_Supplied material_:
=====

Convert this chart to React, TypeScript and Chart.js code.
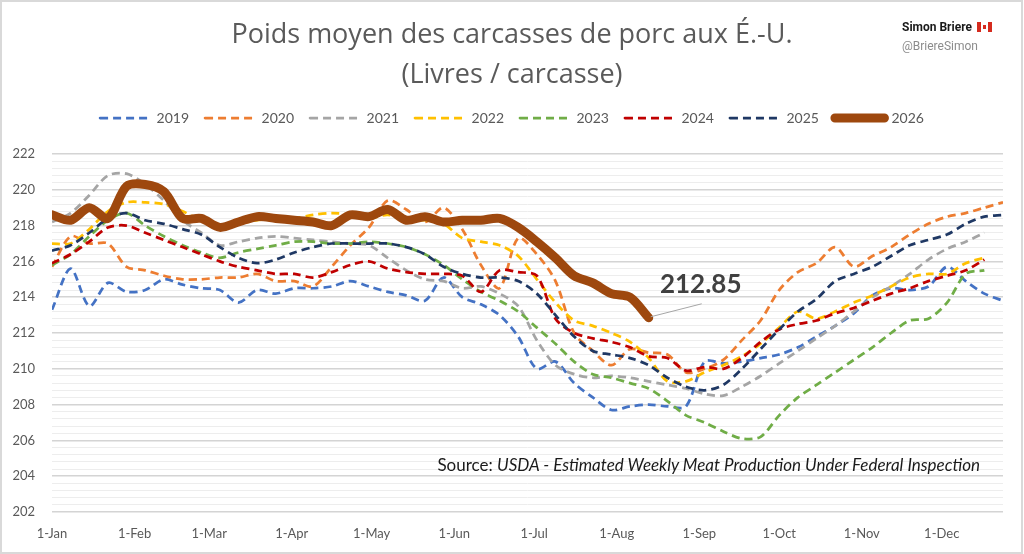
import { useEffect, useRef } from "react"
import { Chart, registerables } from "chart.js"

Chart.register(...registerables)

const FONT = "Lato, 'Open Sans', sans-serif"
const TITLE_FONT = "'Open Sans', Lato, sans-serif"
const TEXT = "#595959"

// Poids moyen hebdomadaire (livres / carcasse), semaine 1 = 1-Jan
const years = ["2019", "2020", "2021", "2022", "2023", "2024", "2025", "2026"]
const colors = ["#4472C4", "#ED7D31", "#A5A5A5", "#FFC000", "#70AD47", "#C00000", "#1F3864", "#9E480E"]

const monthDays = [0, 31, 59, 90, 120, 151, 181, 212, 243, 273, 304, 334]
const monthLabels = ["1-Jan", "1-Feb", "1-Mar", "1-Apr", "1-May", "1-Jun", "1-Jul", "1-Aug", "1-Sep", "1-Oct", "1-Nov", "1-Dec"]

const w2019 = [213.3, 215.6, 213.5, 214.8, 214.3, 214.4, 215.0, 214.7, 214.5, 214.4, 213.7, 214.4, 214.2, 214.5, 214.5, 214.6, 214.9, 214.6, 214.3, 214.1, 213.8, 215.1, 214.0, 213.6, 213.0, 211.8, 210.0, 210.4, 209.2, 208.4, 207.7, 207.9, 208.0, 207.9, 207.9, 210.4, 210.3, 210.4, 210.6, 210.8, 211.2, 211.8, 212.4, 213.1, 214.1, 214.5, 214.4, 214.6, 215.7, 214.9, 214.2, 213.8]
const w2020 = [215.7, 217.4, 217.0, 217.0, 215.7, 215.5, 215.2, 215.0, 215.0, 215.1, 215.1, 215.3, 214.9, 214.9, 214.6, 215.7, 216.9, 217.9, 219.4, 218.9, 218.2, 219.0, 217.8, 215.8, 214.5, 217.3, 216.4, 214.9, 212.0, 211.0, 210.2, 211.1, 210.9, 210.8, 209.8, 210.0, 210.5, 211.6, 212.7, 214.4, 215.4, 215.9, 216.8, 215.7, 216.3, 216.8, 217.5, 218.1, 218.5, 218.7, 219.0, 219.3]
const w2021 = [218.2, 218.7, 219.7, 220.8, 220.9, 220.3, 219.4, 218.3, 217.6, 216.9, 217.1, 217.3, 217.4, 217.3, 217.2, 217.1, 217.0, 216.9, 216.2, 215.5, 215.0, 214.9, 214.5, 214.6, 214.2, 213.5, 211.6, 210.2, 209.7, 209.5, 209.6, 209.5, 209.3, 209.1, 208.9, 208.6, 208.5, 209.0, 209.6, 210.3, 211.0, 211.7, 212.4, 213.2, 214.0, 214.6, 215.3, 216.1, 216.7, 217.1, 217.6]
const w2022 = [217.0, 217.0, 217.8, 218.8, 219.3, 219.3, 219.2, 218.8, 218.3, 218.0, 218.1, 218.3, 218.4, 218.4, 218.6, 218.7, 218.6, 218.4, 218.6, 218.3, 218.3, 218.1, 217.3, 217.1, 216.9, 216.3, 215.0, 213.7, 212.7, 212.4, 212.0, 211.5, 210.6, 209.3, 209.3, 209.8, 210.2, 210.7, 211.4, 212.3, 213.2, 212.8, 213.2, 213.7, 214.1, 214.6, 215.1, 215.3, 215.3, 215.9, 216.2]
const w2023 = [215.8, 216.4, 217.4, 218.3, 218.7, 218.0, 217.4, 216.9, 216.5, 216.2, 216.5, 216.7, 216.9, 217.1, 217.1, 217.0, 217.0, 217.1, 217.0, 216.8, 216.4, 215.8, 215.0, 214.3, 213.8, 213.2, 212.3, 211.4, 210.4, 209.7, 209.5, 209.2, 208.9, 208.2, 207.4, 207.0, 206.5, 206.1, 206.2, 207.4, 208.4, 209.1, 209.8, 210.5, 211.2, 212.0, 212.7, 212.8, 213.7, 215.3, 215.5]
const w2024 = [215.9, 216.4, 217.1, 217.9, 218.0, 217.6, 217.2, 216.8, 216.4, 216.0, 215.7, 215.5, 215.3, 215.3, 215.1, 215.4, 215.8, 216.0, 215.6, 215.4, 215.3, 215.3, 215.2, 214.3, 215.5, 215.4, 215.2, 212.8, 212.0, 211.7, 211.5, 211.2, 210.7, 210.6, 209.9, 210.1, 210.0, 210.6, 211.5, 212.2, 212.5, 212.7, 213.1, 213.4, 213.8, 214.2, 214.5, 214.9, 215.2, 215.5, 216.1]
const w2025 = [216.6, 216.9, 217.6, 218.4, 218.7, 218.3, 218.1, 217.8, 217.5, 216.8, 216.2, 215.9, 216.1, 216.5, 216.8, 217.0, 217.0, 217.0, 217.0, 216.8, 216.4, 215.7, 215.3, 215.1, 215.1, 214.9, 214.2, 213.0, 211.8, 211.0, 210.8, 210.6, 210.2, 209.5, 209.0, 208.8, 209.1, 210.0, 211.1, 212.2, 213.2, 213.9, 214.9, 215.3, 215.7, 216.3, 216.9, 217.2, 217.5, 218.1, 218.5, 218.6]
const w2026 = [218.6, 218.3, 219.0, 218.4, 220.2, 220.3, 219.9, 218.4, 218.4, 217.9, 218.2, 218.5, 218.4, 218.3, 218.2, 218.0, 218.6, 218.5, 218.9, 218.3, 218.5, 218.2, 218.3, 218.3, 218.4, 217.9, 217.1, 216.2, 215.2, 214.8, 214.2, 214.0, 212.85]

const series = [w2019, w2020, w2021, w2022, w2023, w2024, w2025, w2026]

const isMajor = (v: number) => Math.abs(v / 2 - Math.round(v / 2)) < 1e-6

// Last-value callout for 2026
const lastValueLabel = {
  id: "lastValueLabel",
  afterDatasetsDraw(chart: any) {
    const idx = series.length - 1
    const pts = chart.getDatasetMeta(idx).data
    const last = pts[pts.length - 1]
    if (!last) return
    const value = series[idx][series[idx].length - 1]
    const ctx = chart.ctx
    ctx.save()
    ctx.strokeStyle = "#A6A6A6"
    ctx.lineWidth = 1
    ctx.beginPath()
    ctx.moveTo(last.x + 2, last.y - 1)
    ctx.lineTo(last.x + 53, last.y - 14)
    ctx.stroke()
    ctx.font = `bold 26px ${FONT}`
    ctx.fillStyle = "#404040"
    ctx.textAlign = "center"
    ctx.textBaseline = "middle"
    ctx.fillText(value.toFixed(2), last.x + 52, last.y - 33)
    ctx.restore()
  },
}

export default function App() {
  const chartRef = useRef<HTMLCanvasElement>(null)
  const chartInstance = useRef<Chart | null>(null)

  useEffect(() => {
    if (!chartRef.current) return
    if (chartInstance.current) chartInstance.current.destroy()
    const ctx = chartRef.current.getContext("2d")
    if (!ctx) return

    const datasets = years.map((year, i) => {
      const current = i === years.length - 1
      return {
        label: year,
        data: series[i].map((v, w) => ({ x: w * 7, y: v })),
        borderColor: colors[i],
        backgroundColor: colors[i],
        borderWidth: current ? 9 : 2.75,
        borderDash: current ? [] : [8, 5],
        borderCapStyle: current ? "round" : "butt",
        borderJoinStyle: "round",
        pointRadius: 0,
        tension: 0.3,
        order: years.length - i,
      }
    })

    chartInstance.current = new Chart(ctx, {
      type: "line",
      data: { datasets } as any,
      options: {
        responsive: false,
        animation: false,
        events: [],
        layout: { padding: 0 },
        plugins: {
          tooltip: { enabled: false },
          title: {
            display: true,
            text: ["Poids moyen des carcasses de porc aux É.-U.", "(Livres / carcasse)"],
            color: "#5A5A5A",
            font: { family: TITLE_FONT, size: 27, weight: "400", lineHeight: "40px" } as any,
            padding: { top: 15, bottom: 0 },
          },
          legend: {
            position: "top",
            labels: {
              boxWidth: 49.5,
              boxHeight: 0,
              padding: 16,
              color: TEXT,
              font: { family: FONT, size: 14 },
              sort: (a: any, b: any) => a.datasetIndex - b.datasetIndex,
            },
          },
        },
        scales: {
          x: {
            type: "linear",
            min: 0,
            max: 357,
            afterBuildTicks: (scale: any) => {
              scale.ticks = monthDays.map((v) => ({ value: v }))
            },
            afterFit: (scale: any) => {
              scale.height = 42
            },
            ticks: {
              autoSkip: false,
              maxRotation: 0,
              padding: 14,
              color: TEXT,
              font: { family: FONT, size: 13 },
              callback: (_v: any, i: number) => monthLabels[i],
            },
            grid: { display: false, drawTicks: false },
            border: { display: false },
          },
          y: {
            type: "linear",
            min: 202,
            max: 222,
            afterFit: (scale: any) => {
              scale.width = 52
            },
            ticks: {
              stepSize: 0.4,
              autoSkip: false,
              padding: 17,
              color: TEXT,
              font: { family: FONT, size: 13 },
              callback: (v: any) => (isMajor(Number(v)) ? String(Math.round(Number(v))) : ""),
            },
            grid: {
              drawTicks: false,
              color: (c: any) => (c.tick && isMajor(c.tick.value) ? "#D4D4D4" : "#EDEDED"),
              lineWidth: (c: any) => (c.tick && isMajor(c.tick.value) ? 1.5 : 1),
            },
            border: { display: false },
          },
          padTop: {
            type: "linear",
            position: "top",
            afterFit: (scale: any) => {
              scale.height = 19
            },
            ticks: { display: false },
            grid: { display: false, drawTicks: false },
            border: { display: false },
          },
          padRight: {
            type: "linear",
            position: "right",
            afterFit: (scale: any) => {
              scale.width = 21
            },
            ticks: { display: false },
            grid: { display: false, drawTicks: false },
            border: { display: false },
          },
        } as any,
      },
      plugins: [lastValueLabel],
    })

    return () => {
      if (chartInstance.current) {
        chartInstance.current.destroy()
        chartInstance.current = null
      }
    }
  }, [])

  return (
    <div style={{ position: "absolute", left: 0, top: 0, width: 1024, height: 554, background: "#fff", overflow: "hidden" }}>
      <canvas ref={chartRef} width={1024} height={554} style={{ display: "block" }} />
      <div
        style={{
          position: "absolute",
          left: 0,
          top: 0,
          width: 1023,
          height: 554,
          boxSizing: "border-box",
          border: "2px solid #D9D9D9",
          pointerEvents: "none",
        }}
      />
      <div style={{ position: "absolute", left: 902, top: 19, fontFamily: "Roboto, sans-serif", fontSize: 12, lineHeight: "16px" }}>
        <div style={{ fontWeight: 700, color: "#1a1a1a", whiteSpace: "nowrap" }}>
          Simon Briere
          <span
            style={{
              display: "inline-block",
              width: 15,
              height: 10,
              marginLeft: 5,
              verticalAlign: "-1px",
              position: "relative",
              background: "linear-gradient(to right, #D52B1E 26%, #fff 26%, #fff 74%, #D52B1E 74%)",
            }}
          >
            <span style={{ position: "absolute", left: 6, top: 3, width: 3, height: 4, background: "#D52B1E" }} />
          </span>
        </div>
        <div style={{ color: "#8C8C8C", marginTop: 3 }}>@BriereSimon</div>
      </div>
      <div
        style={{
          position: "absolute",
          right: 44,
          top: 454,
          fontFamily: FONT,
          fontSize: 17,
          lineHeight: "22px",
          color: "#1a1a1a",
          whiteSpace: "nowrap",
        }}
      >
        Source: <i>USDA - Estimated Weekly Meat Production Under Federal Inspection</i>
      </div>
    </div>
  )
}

=====

_What is required_: Go from the first line of the data above to the line containing "Chart.register(...registerables)" and retype exactly those lines, both included, but none of the pictures.

_Solved problem_:
Convert this chart to React, TypeScript and Chart.js code.
import { useEffect, useRef } from "react"
import { Chart, registerables } from "chart.js"

Chart.register(...registerables)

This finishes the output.